What are common IT budget challenges?

IT departments are responsible for routine tactical functions, like provisioning end-user machines and software, and sophisticated strategic initiatives that affect product decisions and business direction. As IT’s responsibilities have increased, so have its budgets — and its sprawl. Typically, IT budget challenges include controlling personnel costs; managing software licence, bandwidth and storage expenses; and using the latest technology advances to maintain a company’s strategic edge while keeping an eye on costs.

How have IT priorities shifted, and why?

As the internet has grown and computer technology has become ubiquitous, IT departments’ priorities have become central to company operations. More and more, data has become corporate lifeblood, and it falls on IT to enable companies to maximise the value of that data. Far from the old model of “data processing,” IT operations and infrastructure have become strategic assets. Companies that do IT well have a business advantage over those that don’t.

What does an IT budget include?

An IT budget can generally be broken down into capital expense (CapEx) and operational expense (OpEx). CapEx includes items like servers and end-user devices — long-term items that can be amortised over time. OpEx includes payroll, software licences and cloud services — items that can be easily managed and controlled in the short term based on annual budgets.

How do you reduce IT costs in 2023?

Reducing IT costs in 2023 means first understanding what you’re spending money on — from personnel, contractors and licences to capital expenses.

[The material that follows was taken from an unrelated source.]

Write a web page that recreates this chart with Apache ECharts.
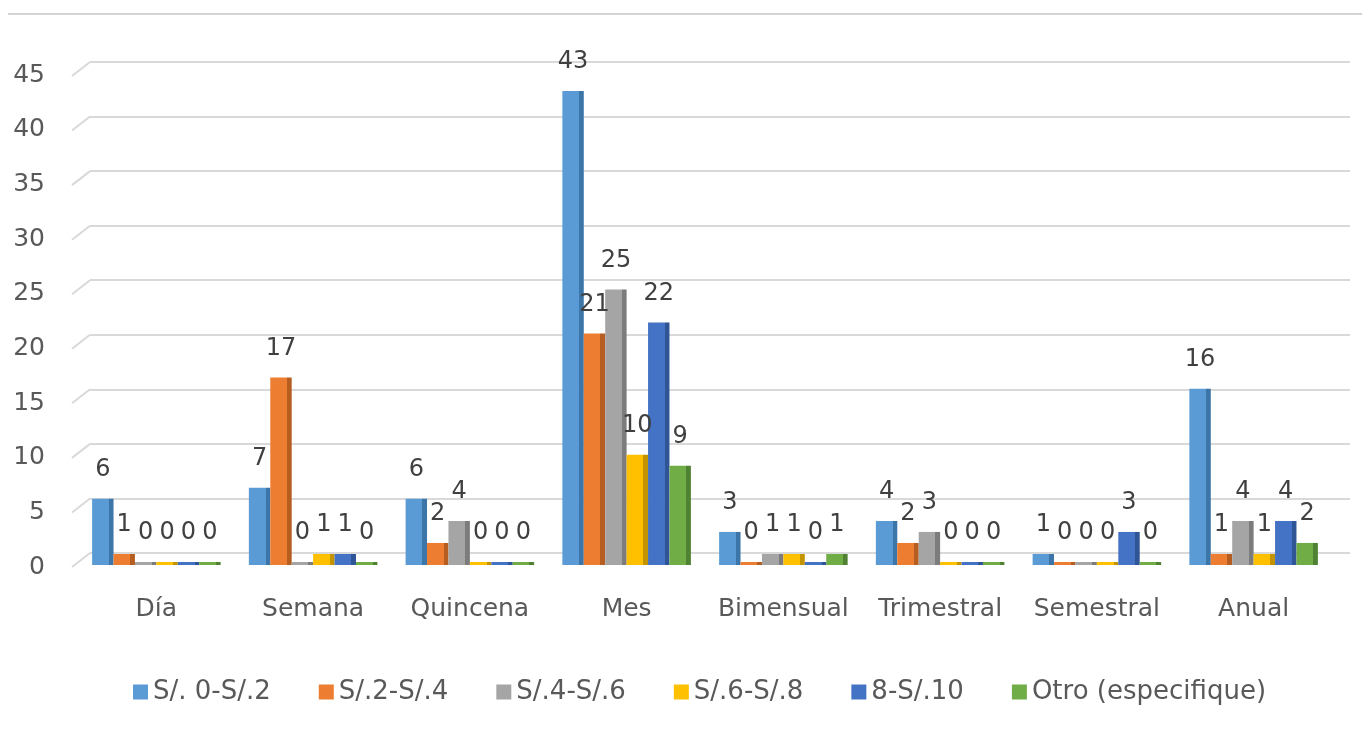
<!DOCTYPE html>
<html><head><meta charset="utf-8">
<script src="https://cdn.jsdelivr.net/npm/echarts@6/dist/echarts.min.js"></script>
<style>html,body{margin:0;padding:0;background:#fff}#c{width:1362px;height:736px}</style>
</head><body><div id="c"></div>
<script>
const categories = ['Día','Semana','Quincena','Mes','Bimensual','Trimestral','Semestral','Anual'];
const seriesNames = ['S/. 0-S/.2','S/.2-S/.4','S/.4-S/.6','S/.6-S/.8','8-S/.10','Otro (especifique)'];
const s1 = [6, 7, 6, 43, 3, 4, 1, 16];
const s2 = [1, 17, 2, 21, 0, 2, 0, 1];
const s3 = [0, 0, 4, 25, 1, 3, 0, 4];
const s4 = [0, 1, 0, 10, 1, 0, 0, 1];
const s5 = [0, 1, 0, 22, 0, 0, 3, 4];
const s6 = [0, 0, 0, 9, 1, 0, 0, 2];
const yTicks = [0, 5, 10, 15, 20, 25, 30, 35, 40, 45];

const colors = ['#5B9BD5','#ED7D31','#A5A5A5','#FFC000','#4472C4','#70AD47'];
const darks  = ['#3C75A8','#B65E22','#7C7C7C','#C49300','#2F5597','#4F8232'];
const font = '"DejaVu Sans", sans-serif';
const allData = [s1, s2, s3, s4, s5, s6];

function grad(i){
  return {type:'linear',x:0,y:0,x2:1,y2:0,colorStops:[
    {offset:0,color:colors[i]},{offset:0.78,color:colors[i]},
    {offset:0.78,color:darks[i]},{offset:1,color:darks[i]}]};
}

const chart = echarts.init(document.getElementById('c'), null, {renderer:'canvas'});
const series = allData.map((d,i)=>({
  name: seriesNames[i], type:'bar', xAxisIndex:1, yAxisIndex:1,
  data: d, barGap:'0%', barCategoryGap:'18%', barMinHeight:3,
  itemStyle:{color:grad(i)},
  label:{show:true, position:'top', distance:17, color:'#404040', fontSize:24, fontFamily:font},
  z:5
}));
// slanted grid connectors (front -> back wall)
series.push({
  type:'custom', xAxisIndex:0, yAxisIndex:0, silent:true, z:1,
  data: yTicks.map(v=>[0,v]),
  renderItem:function(params, api){
    const p = api.coord([0, api.value(1)]);
    const x0 = params.coordSys.x;
    return {type:'line', shape:{x1:x0-18, y1:p[1]+14, x2:x0, y2:p[1]},
      style:{stroke:'#d9d9d9', lineWidth:2}};
  }
});

chart.setOption({
  animation:false,
  color: colors,
  graphic:[{type:'line', shape:{x1:8,y1:14,x2:1362,y2:14}, style:{stroke:'#d4d4d4', lineWidth:2}}],
  legend:{
    data: seriesNames.map((n,i)=>({name:n, itemStyle:{color:colors[i]}})),
    left:128, top:674, itemWidth:15, itemHeight:15, itemGap:48,
    icon:'rect', textStyle:{color:'#595959', fontSize:26, fontFamily:font}
  },
  grid:[
    {left:90, right:12, top:62, bottom:183},
    {left:78, right:30, top:69, bottom:171},
    {left:78, right:30, top:75, bottom:169}
  ],
  xAxis:[
    {type:'category', gridIndex:0, data:categories, show:false},
    {type:'category', gridIndex:1, data:categories,
      axisLine:{show:false}, axisTick:{show:false},
      axisLabel:{color:'#595959', fontSize:25, fontFamily:font, margin:32, interval:0}},
    {type:'category', gridIndex:2, data:categories, show:false}
  ],
  yAxis:[
    {type:'value', gridIndex:0, min:0, max:45, interval:5,
      axisLabel:{show:false}, axisLine:{show:false}, axisTick:{show:false},
      splitLine:{lineStyle:{color:'#d9d9d9', width:2}}},
    {type:'value', gridIndex:1, min:0, max:45, interval:5, show:false, splitLine:{show:false}},
    {type:'value', gridIndex:2, min:0, max:45, interval:5,
      axisLine:{show:false}, axisTick:{show:false}, splitLine:{show:false},
      axisLabel:{color:'#595959', fontSize:25, fontFamily:font, margin:33}}
  ],
  series: series
});
</script></body></html>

Once you know where the money’s going, you can align that to the importance of existing (and future) functions and projects.

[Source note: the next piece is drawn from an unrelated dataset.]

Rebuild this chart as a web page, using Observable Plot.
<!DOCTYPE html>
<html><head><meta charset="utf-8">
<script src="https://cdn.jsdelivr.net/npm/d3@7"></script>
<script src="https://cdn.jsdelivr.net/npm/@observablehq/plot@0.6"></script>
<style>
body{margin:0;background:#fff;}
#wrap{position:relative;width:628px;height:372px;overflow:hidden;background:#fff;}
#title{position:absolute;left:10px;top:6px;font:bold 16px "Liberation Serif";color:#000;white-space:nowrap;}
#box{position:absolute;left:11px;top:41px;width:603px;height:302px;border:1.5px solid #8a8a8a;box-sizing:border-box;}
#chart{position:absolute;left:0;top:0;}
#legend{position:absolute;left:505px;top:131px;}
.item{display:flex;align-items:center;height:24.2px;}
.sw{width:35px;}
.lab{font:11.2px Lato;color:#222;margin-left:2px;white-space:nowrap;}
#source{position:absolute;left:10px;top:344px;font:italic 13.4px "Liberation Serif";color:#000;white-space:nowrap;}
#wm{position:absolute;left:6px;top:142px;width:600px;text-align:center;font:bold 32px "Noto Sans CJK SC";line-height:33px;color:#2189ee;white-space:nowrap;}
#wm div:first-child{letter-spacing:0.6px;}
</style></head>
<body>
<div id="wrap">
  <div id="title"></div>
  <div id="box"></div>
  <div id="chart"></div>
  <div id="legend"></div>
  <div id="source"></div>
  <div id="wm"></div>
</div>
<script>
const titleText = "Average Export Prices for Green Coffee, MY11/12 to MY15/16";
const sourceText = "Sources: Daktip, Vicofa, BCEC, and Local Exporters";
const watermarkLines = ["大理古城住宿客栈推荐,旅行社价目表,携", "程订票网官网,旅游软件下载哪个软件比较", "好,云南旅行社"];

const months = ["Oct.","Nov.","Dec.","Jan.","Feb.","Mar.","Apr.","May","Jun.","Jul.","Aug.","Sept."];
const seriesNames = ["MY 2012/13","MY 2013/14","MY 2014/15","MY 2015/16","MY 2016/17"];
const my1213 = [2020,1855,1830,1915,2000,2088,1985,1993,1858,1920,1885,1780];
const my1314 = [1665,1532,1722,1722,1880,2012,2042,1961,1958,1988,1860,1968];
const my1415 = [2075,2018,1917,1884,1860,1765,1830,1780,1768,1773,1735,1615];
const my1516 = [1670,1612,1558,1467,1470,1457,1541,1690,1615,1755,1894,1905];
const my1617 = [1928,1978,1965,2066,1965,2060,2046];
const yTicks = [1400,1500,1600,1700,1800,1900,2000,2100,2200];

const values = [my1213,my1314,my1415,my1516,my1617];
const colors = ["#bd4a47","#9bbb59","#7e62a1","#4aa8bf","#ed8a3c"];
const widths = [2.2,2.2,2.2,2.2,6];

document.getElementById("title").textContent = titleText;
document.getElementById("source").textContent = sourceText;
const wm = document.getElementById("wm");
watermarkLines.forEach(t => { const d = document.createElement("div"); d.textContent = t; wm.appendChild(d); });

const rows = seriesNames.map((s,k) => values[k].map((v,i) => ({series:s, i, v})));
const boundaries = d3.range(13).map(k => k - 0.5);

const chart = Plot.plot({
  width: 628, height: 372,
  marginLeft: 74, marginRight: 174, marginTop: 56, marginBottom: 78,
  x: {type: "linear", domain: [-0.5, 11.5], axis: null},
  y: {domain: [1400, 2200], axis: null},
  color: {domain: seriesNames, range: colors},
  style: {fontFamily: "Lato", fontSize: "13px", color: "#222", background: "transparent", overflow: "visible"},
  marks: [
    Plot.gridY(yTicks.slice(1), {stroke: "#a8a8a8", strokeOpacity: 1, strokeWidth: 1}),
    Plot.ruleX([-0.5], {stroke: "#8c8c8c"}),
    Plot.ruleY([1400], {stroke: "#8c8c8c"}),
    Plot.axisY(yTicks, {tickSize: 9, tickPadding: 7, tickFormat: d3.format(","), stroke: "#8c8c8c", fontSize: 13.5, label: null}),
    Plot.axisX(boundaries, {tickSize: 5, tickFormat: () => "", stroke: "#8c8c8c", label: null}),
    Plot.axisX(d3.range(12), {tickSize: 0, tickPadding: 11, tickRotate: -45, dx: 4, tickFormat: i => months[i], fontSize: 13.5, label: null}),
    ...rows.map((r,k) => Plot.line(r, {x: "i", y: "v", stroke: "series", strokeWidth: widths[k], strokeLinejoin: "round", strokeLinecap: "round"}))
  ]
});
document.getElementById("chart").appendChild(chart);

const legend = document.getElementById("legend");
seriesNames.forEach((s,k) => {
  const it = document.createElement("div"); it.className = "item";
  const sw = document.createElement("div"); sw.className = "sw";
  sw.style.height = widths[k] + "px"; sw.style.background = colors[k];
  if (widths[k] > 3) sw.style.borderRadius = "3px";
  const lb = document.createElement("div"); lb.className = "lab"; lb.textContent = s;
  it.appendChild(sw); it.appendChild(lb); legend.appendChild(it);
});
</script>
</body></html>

Reduce your spending on things that just don’t matter anymore — unneeded staff, underutilised consultants, excess licences, servers that would be better in the cloud. But make sure that the places you cut won’t have a deep impact on larger business priorities.

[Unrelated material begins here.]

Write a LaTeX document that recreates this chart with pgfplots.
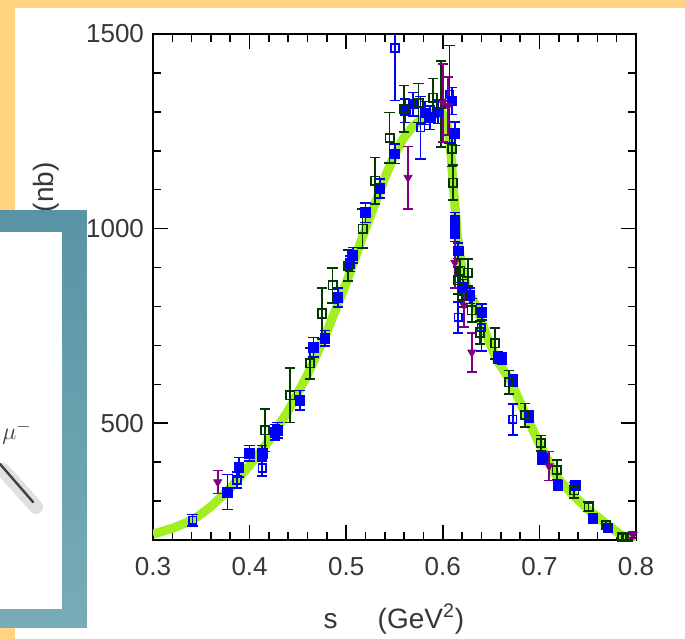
\documentclass[border=0pt]{standalone}
\usepackage{pgfplots}
\usepackage{pgfplotstable}
\pgfplotsset{compat=1.18}
\usepackage{fontspec}
\setmainfont{Liberation Sans}
\definecolor{bgorange}{RGB}{255,211,127}
\definecolor{bandc}{RGB}{162,238,32}
\definecolor{dgreen}{RGB}{0,58,0}
\definecolor{purp}{RGB}{128,0,128}
\definecolor{tealtop}{RGB}{88,148,165}
\definecolor{tealbot}{RGB}{120,172,182}
\definecolor{txt}{RGB}{55,55,55}

\pgfplotstableread{
x y
0.300 215
0.320 230
0.340 250
0.350 267
0.360 286
0.380 333
0.400 392
0.420 455
0.440 532
0.460 625
0.480 735
0.500 860
0.520 1000
0.540 1130
0.550 1190
0.560 1235
0.570 1265
0.580 1285
0.590 1297
0.600 1296
0.605 1262
0.608 1205
0.611 1105
0.615 985
0.620 892
0.625 850
0.635 797
0.645 728
0.656 662
0.670 610
0.685 526
0.700 447
0.718 362
0.735 315
0.751 277
0.770 240
0.785 212
0.800 200
}\bandtab

\pgfplotstableread{
x y e
0.377 323 45
0.389 387 25
0.400 423 20
0.413 423 20
0.426 477 20
0.429 482 20
0.452 559 25
0.466 695 25
0.478 718 20
0.4915 823 25
0.504 910 20
0.507 931 20
0.520 1041 25
0.535 1103 25
0.5505 1192 25
0.561 1303 30
0.569 1320 30
0.5815 1297 30
0.587 1285 30
0.595 1300 30
0.6095 1328 35
0.6125 1244 30
0.6125 1021 20
0.6125 987 20
0.616 943 20
0.621 849 20
0.628 828 20
0.6405 785 20
0.657 669 15
0.661 667 15
0.6725 610 15
0.689 518 15
0.703 410 15
0.719 341 12
0.737 341 12
0.7555 256 10
0.771 231 10
}\bluefilled

\pgfplotstableread{
x y e
0.341 251 15
0.387 354 20
0.413 385 20
0.5505 1464 135
0.577 1259 80
0.607 1345 125
0.616 772 40
0.640 746 60
0.6725 510 40
}\blueopen

\pgfplotstableread{
x y e
0.416 482 55
0.442 572 70
0.4625 654 40
0.475 782 65
0.486 854 45
0.502 905 40
0.517 1000 50
0.530 1123 60
0.545 1233 65
0.560 1308 60
0.575 1323 50
0.590 1336 50
0.598 1320 110
0.6095 1205 45
0.6105 1118 45
0.616 867 35
0.618 892 30
0.620 828 30
0.626 887 35
0.630 790 30
0.6385 733 30
0.654 705 40
0.6685 605 30
0.685 521 30
0.7015 449 20
0.718 380 25
0.736 328 20
0.751 285 12
0.769 238 10
0.7855 208 8
0.7915 208 8
}\dgreenopen

\pgfplotstableread{
x y e
0.367 349 30
0.564 1131 80
0.600 1323 100
0.6055 1315 75
0.6125 913 65
0.622 803 55
0.630 682 50
0.710 390 37
0.797 213 8
}\purptab

\begin{document}
\begin{tikzpicture}
\useasboundingbox (0,0) rectangle (342.5bp,-319.5bp);
\begin{scope}[x=0.5bp,y=-0.5bp]
\fill[bgorange] (0,0) rectangle (685,639);
\fill[white] (15,8) rectangle (685,639);
\node[rotate=90, anchor=east, inner sep=0pt, text=txt, font=\fontsize{14bp}{14bp}\selectfont] at (46,162) {$\sigma$\hspace{20bp}(nb)};
\node[anchor=center, inner sep=0pt, text=txt, font=\fontsize{14bp}{14bp}\selectfont] at (394,619) {s\hspace{20bp}(GeV\textsuperscript{2})};
\end{scope}

\begin{axis}[
  at={(76.5bp,-270bp)}, anchor=south west,
  scale only axis, width=241.5bp, height=253bp,
  xmin=0.3, xmax=0.8, ymin=200, ymax=1500,
  xtick={0.3,0.4,0.5,0.6,0.7,0.8},
  xticklabels={0.3,0.4,0.5,0.6,0.7,0.8},
  ytick={500,1000,1500},
  yticklabels={500,1000,1500},
  minor xtick={0.32,0.34,0.36,0.38,0.42,0.44,0.46,0.48,0.52,0.54,0.56,0.58,0.62,0.64,0.66,0.68,0.72,0.74,0.76,0.78},
  minor ytick={300,400,600,700,800,900,1100,1200,1300,1400},
  tick align=inside,
  xtick pos=both, ytick pos=both,
  major tick length=7.5bp, minor tick length=4bp,
  axis line style={line width=1bp, black},
  every tick/.style={line width=0.8bp, black},
  tick label style={font=\fontsize{13bp}{13bp}\selectfont, text=txt},
  xticklabel style={yshift=-5bp},
  yticklabel style={xshift=-1bp},
  clip=true,
  axis background/.style={fill=white},
]
\addplot[bandc, line width=4.5bp, line join=round] table[x=x,y=y] {\bandtab};

\addplot[only marks, mark=square*, mark size=2.4bp, mark options={draw=blue, fill=blue},
  error bars/.cd, y dir=both, y explicit,
  error bar style={line width=0.8bp, blue},
  error mark options={rotate=90, line width=0.8bp, mark size=2.6bp, blue}]
  table[x=x,y=y,y error=e] {\bluefilled};

\addplot[only marks, mark=square, mark size=2.1bp, mark options={draw=dgreen, line width=0.85bp},
  error bars/.cd, y dir=both, y explicit,
  error bar style={line width=0.8bp, dgreen},
  error mark options={rotate=90, line width=0.8bp, mark size=2.6bp, dgreen}]
  table[x=x,y=y,y error=e] {\dgreenopen};

\addplot[only marks, mark=square, mark size=1.9bp, mark options={draw=blue, line width=0.85bp},
  error bars/.cd, y dir=both, y explicit,
  error bar style={line width=0.8bp, blue},
  error mark options={rotate=90, line width=0.8bp, mark size=2.6bp, blue}]
  table[x=x,y=y,y error=e] {\blueopen};

\addplot[only marks, mark=triangle*, mark size=2.3bp, mark options={draw=purp, fill=purp, rotate=180},
  error bars/.cd, y dir=both, y explicit,
  error bar style={line width=0.8bp, purp},
  error mark options={rotate=90, line width=0.8bp, mark size=2.6bp, purp}]
  table[x=x,y=y,y error=e] {\purptab};
\end{axis}

\begin{scope}[x=0.5bp,y=-0.5bp]
\shade[top color=tealtop, bottom color=tealbot] (0,211) rectangle (87,628);
\fill[white] (0,232) rectangle (62,609);
\begin{scope}
\clip (0,232) rectangle (62,609);
\draw[black!12, line width=7bp, line cap=round] (3,470) -- (36,507);
\draw[black!75, line width=1.2bp, line cap=round] (0,464) -- (33,502);
\node[anchor=base west, inner sep=0pt, text=black!75, font=\fontsize{13bp}{13bp}\selectfont] at (2,440) {$\mu^{-}$};
\end{scope}
\end{scope}
\end{tikzpicture}
\end{document}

How does ITIL reduce IT costs?

ITIL — the IT Infrastructure Library — is a service management framework that outlines best practises for IT operation and management. The guiding principles include focusing on value, iterating change, collaborating across the company, simplifying operations and optimising and automating.

Following ITIL principles properly will help professionalise IT operations, with the benefit of reducing cost while improving service and customer satisfaction.

What is the meaning of reducing cost?

Reducing cost for an IT operation means trimming operating and capital expenses in places where legacy initiatives can be de-emphasized and strategic projects can be made more efficient. The goal is to spend less money but have a greater positive impact on the greater business strategy and operations.